Data shown
■ ■ ■ ■ ■ ■ ■
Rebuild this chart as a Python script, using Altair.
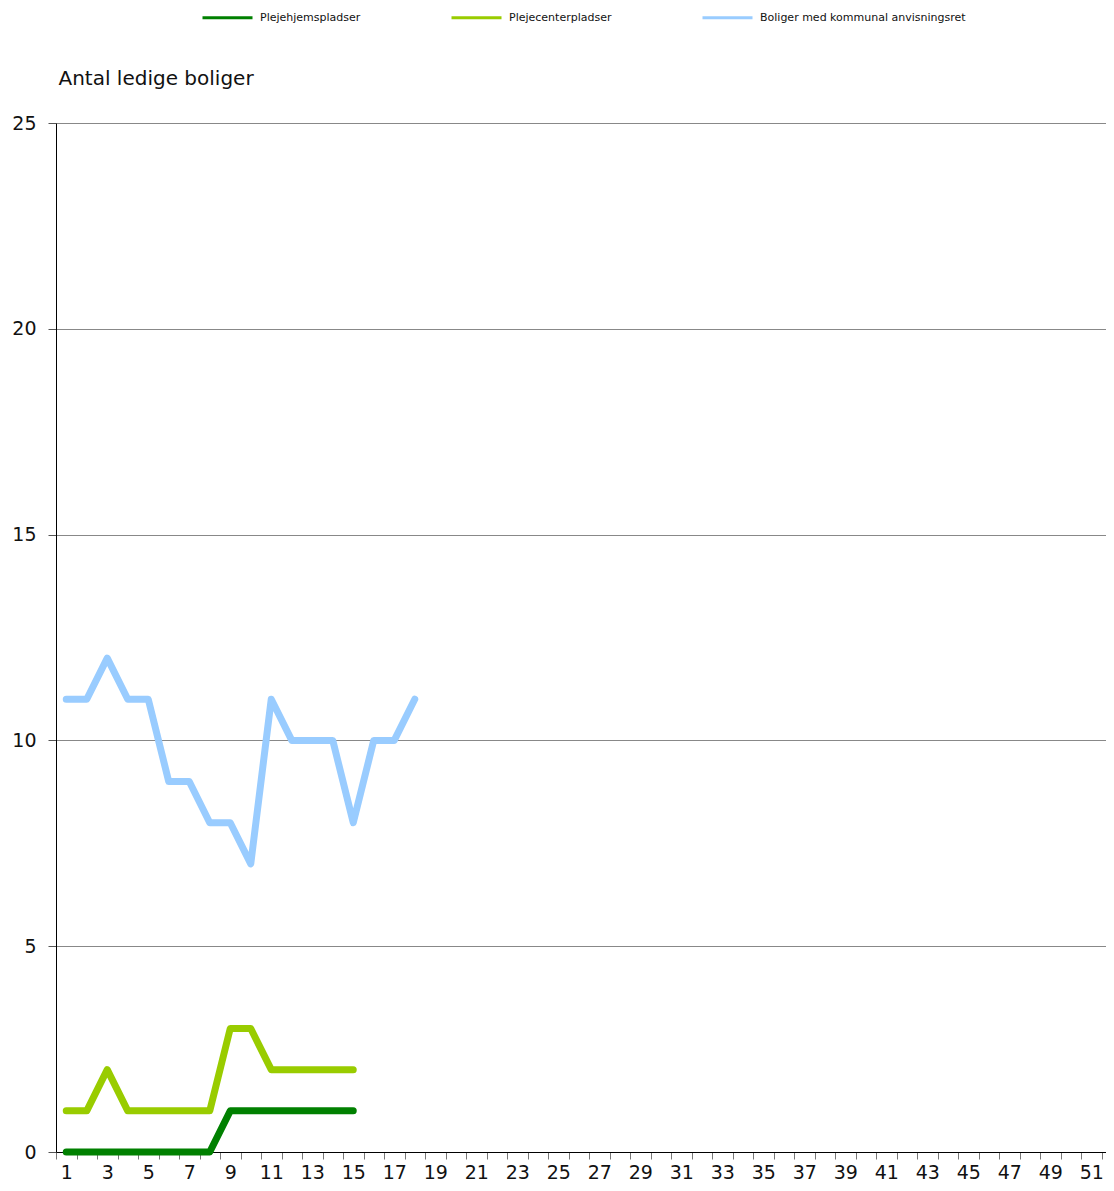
import altair as alt
import pandas as pd

weeks_all = list(range(1, 53))

series_names = ["Plejehjemspladser", "Plejecenterpladser", "Boliger med kommunal anvisningsret"]
series_colors = ["#008000", "#99CC00", "#99CCFF"]

weeks_pleje = list(range(1, 16))
plejehjem = [0, 0, 0, 0, 0, 0, 0, 0, 1, 1, 1, 1, 1, 1, 1]
plejecenter = [1, 1, 2, 1, 1, 1, 1, 1, 3, 3, 2, 2, 2, 2, 2]

weeks_boliger = list(range(1, 19))
boliger = [11, 11, 12, 11, 11, 9, 9, 8, 8, 7, 11, 10, 10, 10, 8, 10, 10, 11]

y_ticks = [0, 5, 10, 15, 20, 25]

rows = []
for w, v in zip(weeks_pleje, plejehjem):
    rows.append({"uge": w, "antal": v, "serie": series_names[0], "ordre": 0})
for w, v in zip(weeks_pleje, plejecenter):
    rows.append({"uge": w, "antal": v, "serie": series_names[1], "ordre": 1})
for w, v in zip(weeks_boliger, boliger):
    rows.append({"uge": w, "antal": v, "serie": series_names[2], "ordre": 2})
df = pd.DataFrame(rows)

step = 20.5
plot_w = 1050
plot_h = 1029
x_domain = [0.5, 0.5 + plot_w / step]
tick_values = [w - 0.5 for w in weeks_all]

font = "DejaVu Sans"

chart = (
    alt.Chart(df)
    .mark_line(strokeWidth=7, strokeCap="round", strokeJoin="round")
    .encode(
        x=alt.X(
            "uge:Q",
            scale=alt.Scale(domain=x_domain, nice=False, zero=False),
            axis=alt.Axis(
                title=None,
                values=tick_values,
                labelExpr="(datum.value + 0.5) % 2 == 1 ? format(datum.value + 0.5, 'd') : ''",
                labelOffset=step / 2,
                labelOverlap=False,
                labelFlush=False,
                labelBound=False,
                labelFontSize=19,
                labelFont=font,
                labelColor="#111111",
                labelPadding=4,
                tickSize=7,
                tickColor="#777777",
                domainColor="#000000",
                domainWidth=1,
                grid=False,
            ),
        ),
        y=alt.Y(
            "antal:Q",
            scale=alt.Scale(domain=[0, 25], nice=False),
            axis=alt.Axis(
                title="Antal ledige boliger",
                titleAngle=0,
                titleX=2,
                titleY=-45,
                titleAlign="left",
                titleBaseline="middle",
                titleFont=font,
                titleFontSize=20,
                titleFontWeight="normal",
                titleColor="#111111",
                values=y_ticks,
                labelFontSize=19,
                labelFont=font,
                labelColor="#111111",
                labelPadding=12,
                tickSize=8,
                tickColor="#555555",
                domainColor="#000000",
                domainWidth=1,
                grid=True,
                gridColor="#888888",
                gridWidth=1,
            ),
        ),
        color=alt.Color(
            "serie:N",
            scale=alt.Scale(domain=series_names, range=series_colors),
            legend=alt.Legend(
                title=None,
                orient="none",
                legendX=145,
                legendY=-132,
                direction="horizontal",
                columns=3,
                gridAlign="each",
                columnPadding=84,
                symbolType="stroke",
                symbolSize=2500,
                symbolStrokeWidth=3,
                labelFontSize=11,
                labelFont=font,
                labelColor="#111111",
                labelOffset=6,
                labelLimit=400,
            ),
        ),
        order=alt.Order("ordre:Q"),
        detail="serie:N",
    )
    .properties(
        width=plot_w,
        height=plot_h,
        autosize=alt.AutoSizeParams(type="none"),
        padding={"left": 48, "top": 115, "right": 0, "bottom": 31},
    )
    .configure_view(stroke=None)
)

chart.save("out.html", embed_options={"renderer": "svg", "actions": False})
■ ■ ■ ■ ■ ■ ■
Exercise goal
Repeat the material above in full and exactly, omitting the pictures.

Result of the exercise
Rebuild this chart as a Python script, using Altair.
import altair as alt
import pandas as pd

weeks_all = list(range(1, 53))

series_names = ["Plejehjemspladser", "Plejecenterpladser", "Boliger med kommunal anvisningsret"]
series_colors = ["#008000", "#99CC00", "#99CCFF"]

weeks_pleje = list(range(1, 16))
plejehjem = [0, 0, 0, 0, 0, 0, 0, 0, 1, 1, 1, 1, 1, 1, 1]
plejecenter = [1, 1, 2, 1, 1, 1, 1, 1, 3, 3, 2, 2, 2, 2, 2]

weeks_boliger = list(range(1, 19))
boliger = [11, 11, 12, 11, 11, 9, 9, 8, 8, 7, 11, 10, 10, 10, 8, 10, 10, 11]

y_ticks = [0, 5, 10, 15, 20, 25]

rows = []
for w, v in zip(weeks_pleje, plejehjem):
    rows.append({"uge": w, "antal": v, "serie": series_names[0], "ordre": 0})
for w, v in zip(weeks_pleje, plejecenter):
    rows.append({"uge": w, "antal": v, "serie": series_names[1], "ordre": 1})
for w, v in zip(weeks_boliger, boliger):
    rows.append({"uge": w, "antal": v, "serie": series_names[2], "ordre": 2})
df = pd.DataFrame(rows)

step = 20.5
plot_w = 1050
plot_h = 1029
x_domain = [0.5, 0.5 + plot_w / step]
tick_values = [w - 0.5 for w in weeks_all]

font = "DejaVu Sans"

chart = (
    alt.Chart(df)
    .mark_line(strokeWidth=7, strokeCap="round", strokeJoin="round")
    .encode(
        x=alt.X(
            "uge:Q",
            scale=alt.Scale(domain=x_domain, nice=False, zero=False),
            axis=alt.Axis(
                title=None,
                values=tick_values,
                labelExpr="(datum.value + 0.5) % 2 == 1 ? format(datum.value + 0.5, 'd') : ''",
                labelOffset=step / 2,
                labelOverlap=False,
                labelFlush=False,
                labelBound=False,
                labelFontSize=19,
                labelFont=font,
                labelColor="#111111",
                labelPadding=4,
                tickSize=7,
                tickColor="#777777",
                domainColor="#000000",
                domainWidth=1,
                grid=False,
            ),
        ),
        y=alt.Y(
            "antal:Q",
            scale=alt.Scale(domain=[0, 25], nice=False),
            axis=alt.Axis(
                title="Antal ledige boliger",
                titleAngle=0,
                titleX=2,
                titleY=-45,
                titleAlign="left",
                titleBaseline="middle",
                titleFont=font,
                titleFontSize=20,
                titleFontWeight="normal",
                titleColor="#111111",
                values=y_ticks,
                labelFontSize=19,
                labelFont=font,
                labelColor="#111111",
                labelPadding=12,
                tickSize=8,
                tickColor="#555555",
                domainColor="#000000",
                domainWidth=1,
                grid=True,
                gridColor="#888888",
                gridWidth=1,
            ),
        ),
        color=alt.Color(
            "serie:N",
            scale=alt.Scale(domain=series_names, range=series_colors),
            legend=alt.Legend(
                title=None,
                orient="none",
                legendX=145,
                legendY=-132,
                direction="horizontal",
                columns=3,
                gridAlign="each",
                columnPadding=84,
                symbolType="stroke",
                symbolSize=2500,
                symbolStrokeWidth=3,
                labelFontSize=11,
                labelFont=font,
                labelColor="#111111",
                labelOffset=6,
                labelLimit=400,
            ),
        ),
        order=alt.Order("ordre:Q"),
        detail="serie:N",
    )
    .properties(
        width=plot_w,
        height=plot_h,
        autosize=alt.AutoSizeParams(type="none"),
        padding={"left": 48, "top": 115, "right": 0, "bottom": 31},
    )
    .configure_view(stroke=None)
)

chart.save("out.html", embed_options={"renderer": "svg", "actions": False})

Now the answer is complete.